[START MATERIAL PROVIDED]
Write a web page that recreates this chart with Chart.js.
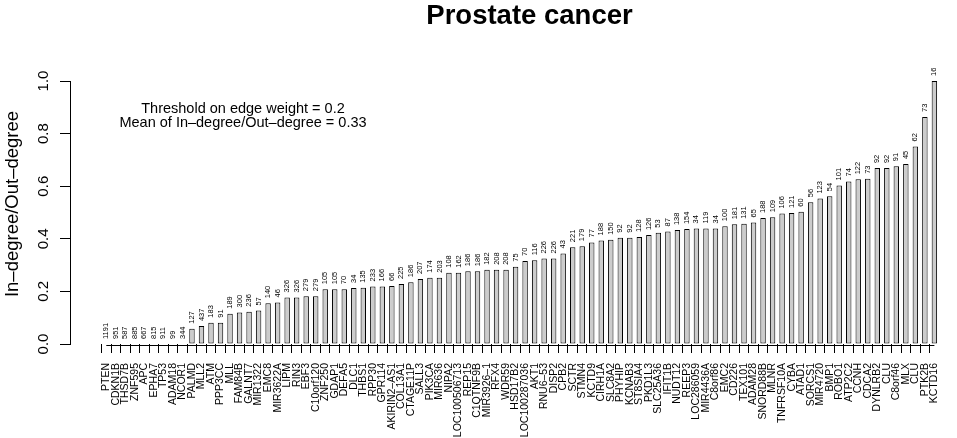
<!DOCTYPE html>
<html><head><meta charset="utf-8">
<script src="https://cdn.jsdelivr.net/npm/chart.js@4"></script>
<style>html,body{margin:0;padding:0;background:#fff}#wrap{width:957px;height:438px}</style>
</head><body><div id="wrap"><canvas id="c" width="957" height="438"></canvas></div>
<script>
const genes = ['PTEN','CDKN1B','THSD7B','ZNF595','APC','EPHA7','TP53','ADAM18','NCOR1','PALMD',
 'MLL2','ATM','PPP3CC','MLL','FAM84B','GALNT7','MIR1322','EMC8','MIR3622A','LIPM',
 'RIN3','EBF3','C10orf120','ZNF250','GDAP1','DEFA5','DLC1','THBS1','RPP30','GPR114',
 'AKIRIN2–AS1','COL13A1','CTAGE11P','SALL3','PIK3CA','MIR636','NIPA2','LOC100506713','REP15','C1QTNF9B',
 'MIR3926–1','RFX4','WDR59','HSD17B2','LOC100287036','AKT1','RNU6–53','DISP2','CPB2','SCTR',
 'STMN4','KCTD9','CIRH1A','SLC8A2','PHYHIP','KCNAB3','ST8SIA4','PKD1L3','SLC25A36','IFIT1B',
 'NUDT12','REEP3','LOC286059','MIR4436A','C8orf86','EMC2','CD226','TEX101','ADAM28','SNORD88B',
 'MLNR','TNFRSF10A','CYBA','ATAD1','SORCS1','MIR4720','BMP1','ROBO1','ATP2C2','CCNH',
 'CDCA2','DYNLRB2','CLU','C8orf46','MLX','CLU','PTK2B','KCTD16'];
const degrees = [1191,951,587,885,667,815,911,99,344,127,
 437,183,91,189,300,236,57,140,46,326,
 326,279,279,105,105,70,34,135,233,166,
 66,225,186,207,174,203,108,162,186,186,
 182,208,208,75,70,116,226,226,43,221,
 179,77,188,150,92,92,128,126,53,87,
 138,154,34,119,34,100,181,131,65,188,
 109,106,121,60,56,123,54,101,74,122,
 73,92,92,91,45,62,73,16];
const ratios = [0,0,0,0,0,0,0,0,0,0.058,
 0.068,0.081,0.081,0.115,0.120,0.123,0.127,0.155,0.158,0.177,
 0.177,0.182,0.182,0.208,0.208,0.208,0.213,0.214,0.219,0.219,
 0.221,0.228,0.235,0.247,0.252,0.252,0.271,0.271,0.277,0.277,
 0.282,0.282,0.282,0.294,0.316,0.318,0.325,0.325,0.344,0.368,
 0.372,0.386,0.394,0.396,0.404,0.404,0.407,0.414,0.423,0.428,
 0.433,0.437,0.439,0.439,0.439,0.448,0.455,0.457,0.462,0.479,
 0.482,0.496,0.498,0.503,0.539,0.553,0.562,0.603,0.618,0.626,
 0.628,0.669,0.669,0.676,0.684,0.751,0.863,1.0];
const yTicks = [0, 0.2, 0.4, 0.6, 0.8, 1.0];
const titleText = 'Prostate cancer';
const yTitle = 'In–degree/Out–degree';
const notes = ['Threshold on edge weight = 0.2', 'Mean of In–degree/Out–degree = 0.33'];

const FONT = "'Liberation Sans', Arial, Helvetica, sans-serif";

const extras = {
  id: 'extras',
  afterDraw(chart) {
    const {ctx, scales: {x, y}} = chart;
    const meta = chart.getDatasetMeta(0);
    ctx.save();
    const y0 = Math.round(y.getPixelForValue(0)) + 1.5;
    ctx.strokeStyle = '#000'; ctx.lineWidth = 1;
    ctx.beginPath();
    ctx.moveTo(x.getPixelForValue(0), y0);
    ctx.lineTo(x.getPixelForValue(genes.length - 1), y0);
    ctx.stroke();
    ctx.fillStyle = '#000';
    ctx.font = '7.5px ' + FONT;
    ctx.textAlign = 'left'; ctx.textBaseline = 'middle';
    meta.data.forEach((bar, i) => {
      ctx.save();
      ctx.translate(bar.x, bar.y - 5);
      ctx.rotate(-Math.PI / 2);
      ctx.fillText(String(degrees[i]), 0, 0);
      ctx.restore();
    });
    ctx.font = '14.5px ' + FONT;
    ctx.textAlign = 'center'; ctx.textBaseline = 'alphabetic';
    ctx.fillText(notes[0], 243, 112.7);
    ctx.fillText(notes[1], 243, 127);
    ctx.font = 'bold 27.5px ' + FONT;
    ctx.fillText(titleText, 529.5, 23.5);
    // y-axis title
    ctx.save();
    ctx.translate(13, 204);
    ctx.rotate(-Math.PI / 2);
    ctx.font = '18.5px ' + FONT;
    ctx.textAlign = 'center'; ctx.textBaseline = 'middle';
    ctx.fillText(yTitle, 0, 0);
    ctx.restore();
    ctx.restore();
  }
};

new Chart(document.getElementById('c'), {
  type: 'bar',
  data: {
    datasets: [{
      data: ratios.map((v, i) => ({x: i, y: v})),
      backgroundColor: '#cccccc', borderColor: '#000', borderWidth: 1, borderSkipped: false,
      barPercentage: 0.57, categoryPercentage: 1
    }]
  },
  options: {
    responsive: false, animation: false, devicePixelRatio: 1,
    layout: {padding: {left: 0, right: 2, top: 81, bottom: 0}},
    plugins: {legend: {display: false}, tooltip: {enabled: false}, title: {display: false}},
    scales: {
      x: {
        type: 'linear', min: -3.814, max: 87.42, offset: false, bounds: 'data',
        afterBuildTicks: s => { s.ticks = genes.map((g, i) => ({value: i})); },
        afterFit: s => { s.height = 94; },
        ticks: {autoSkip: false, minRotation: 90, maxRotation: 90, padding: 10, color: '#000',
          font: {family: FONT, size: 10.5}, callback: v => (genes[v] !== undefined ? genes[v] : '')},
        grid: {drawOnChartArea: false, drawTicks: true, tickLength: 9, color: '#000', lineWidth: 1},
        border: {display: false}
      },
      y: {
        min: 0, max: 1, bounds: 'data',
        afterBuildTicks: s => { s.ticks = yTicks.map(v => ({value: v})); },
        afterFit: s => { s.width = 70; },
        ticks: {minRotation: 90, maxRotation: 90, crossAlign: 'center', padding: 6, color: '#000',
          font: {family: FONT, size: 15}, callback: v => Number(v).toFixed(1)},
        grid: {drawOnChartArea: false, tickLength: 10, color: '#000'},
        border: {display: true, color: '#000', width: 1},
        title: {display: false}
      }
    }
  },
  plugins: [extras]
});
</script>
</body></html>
[END MATERIAL PROVIDED]
WHAT IS BEING ASKED – Pictures in the data above should not be copied; transcribe everything else exactly.

SOLUTION TO THIS TASK –
Write a web page that recreates this chart with Chart.js.
<!DOCTYPE html>
<html><head><meta charset="utf-8">
<script src="https://cdn.jsdelivr.net/npm/chart.js@4"></script>
<style>html,body{margin:0;padding:0;background:#fff}#wrap{width:957px;height:438px}</style>
</head><body><div id="wrap"><canvas id="c" width="957" height="438"></canvas></div>
<script>
const genes = ['PTEN','CDKN1B','THSD7B','ZNF595','APC','EPHA7','TP53','ADAM18','NCOR1','PALMD',
 'MLL2','ATM','PPP3CC','MLL','FAM84B','GALNT7','MIR1322','EMC8','MIR3622A','LIPM',
 'RIN3','EBF3','C10orf120','ZNF250','GDAP1','DEFA5','DLC1','THBS1','RPP30','GPR114',
 'AKIRIN2–AS1','COL13A1','CTAGE11P','SALL3','PIK3CA','MIR636','NIPA2','LOC100506713','REP15','C1QTNF9B',
 'MIR3926–1','RFX4','WDR59','HSD17B2','LOC100287036','AKT1','RNU6–53','DISP2','CPB2','SCTR',
 'STMN4','KCTD9','CIRH1A','SLC8A2','PHYHIP','KCNAB3','ST8SIA4','PKD1L3','SLC25A36','IFIT1B',
 'NUDT12','REEP3','LOC286059','MIR4436A','C8orf86','EMC2','CD226','TEX101','ADAM28','SNORD88B',
 'MLNR','TNFRSF10A','CYBA','ATAD1','SORCS1','MIR4720','BMP1','ROBO1','ATP2C2','CCNH',
 'CDCA2','DYNLRB2','CLU','C8orf46','MLX','CLU','PTK2B','KCTD16'];
const degrees = [1191,951,587,885,667,815,911,99,344,127,
 437,183,91,189,300,236,57,140,46,326,
 326,279,279,105,105,70,34,135,233,166,
 66,225,186,207,174,203,108,162,186,186,
 182,208,208,75,70,116,226,226,43,221,
 179,77,188,150,92,92,128,126,53,87,
 138,154,34,119,34,100,181,131,65,188,
 109,106,121,60,56,123,54,101,74,122,
 73,92,92,91,45,62,73,16];
const ratios = [0,0,0,0,0,0,0,0,0,0.058,
 0.068,0.081,0.081,0.115,0.120,0.123,0.127,0.155,0.158,0.177,
 0.177,0.182,0.182,0.208,0.208,0.208,0.213,0.214,0.219,0.219,
 0.221,0.228,0.235,0.247,0.252,0.252,0.271,0.271,0.277,0.277,
 0.282,0.282,0.282,0.294,0.316,0.318,0.325,0.325,0.344,0.368,
 0.372,0.386,0.394,0.396,0.404,0.404,0.407,0.414,0.423,0.428,
 0.433,0.437,0.439,0.439,0.439,0.448,0.455,0.457,0.462,0.479,
 0.482,0.496,0.498,0.503,0.539,0.553,0.562,0.603,0.618,0.626,
 0.628,0.669,0.669,0.676,0.684,0.751,0.863,1.0];
const yTicks = [0, 0.2, 0.4, 0.6, 0.8, 1.0];
const titleText = 'Prostate cancer';
const yTitle = 'In–degree/Out–degree';
const notes = ['Threshold on edge weight = 0.2', 'Mean of In–degree/Out–degree = 0.33'];

const FONT = "'Liberation Sans', Arial, Helvetica, sans-serif";

const extras = {
  id: 'extras',
  afterDraw(chart) {
    const {ctx, scales: {x, y}} = chart;
    const meta = chart.getDatasetMeta(0);
    ctx.save();
    const y0 = Math.round(y.getPixelForValue(0)) + 1.5;
    ctx.strokeStyle = '#000'; ctx.lineWidth = 1;
    ctx.beginPath();
    ctx.moveTo(x.getPixelForValue(0), y0);
    ctx.lineTo(x.getPixelForValue(genes.length - 1), y0);
    ctx.stroke();
    ctx.fillStyle = '#000';
    ctx.font = '7.5px ' + FONT;
    ctx.textAlign = 'left'; ctx.textBaseline = 'middle';
    meta.data.forEach((bar, i) => {
      ctx.save();
      ctx.translate(bar.x, bar.y - 5);
      ctx.rotate(-Math.PI / 2);
      ctx.fillText(String(degrees[i]), 0, 0);
      ctx.restore();
    });
    ctx.font = '14.5px ' + FONT;
    ctx.textAlign = 'center'; ctx.textBaseline = 'alphabetic';
    ctx.fillText(notes[0], 243, 112.7);
    ctx.fillText(notes[1], 243, 127);
    ctx.font = 'bold 27.5px ' + FONT;
    ctx.fillText(titleText, 529.5, 23.5);
    // y-axis title
    ctx.save();
    ctx.translate(13, 204);
    ctx.rotate(-Math.PI / 2);
    ctx.font = '18.5px ' + FONT;
    ctx.textAlign = 'center'; ctx.textBaseline = 'middle';
    ctx.fillText(yTitle, 0, 0);
    ctx.restore();
    ctx.restore();
  }
};

new Chart(document.getElementById('c'), {
  type: 'bar',
  data: {
    datasets: [{
      data: ratios.map((v, i) => ({x: i, y: v})),
      backgroundColor: '#cccccc', borderColor: '#000', borderWidth: 1, borderSkipped: false,
      barPercentage: 0.57, categoryPercentage: 1
    }]
  },
  options: {
    responsive: false, animation: false, devicePixelRatio: 1,
    layout: {padding: {left: 0, right: 2, top: 81, bottom: 0}},
    plugins: {legend: {display: false}, tooltip: {enabled: false}, title: {display: false}},
    scales: {
      x: {
        type: 'linear', min: -3.814, max: 87.42, offset: false, bounds: 'data',
        afterBuildTicks: s => { s.ticks = genes.map((g, i) => ({value: i})); },
        afterFit: s => { s.height = 94; },
        ticks: {autoSkip: false, minRotation: 90, maxRotation: 90, padding: 10, color: '#000',
          font: {family: FONT, size: 10.5}, callback: v => (genes[v] !== undefined ? genes[v] : '')},
        grid: {drawOnChartArea: false, drawTicks: true, tickLength: 9, color: '#000', lineWidth: 1},
        border: {display: false}
      },
      y: {
        min: 0, max: 1, bounds: 'data',
        afterBuildTicks: s => { s.ticks = yTicks.map(v => ({value: v})); },
        afterFit: s => { s.width = 70; },
        ticks: {minRotation: 90, maxRotation: 90, crossAlign: 'center', padding: 6, color: '#000',
          font: {family: FONT, size: 15}, callback: v => Number(v).toFixed(1)},
        grid: {drawOnChartArea: false, tickLength: 10, color: '#000'},
        border: {display: true, color: '#000', width: 1},
        title: {display: false}
      }
    }
  },
  plugins: [extras]
});
</script>
</body></html>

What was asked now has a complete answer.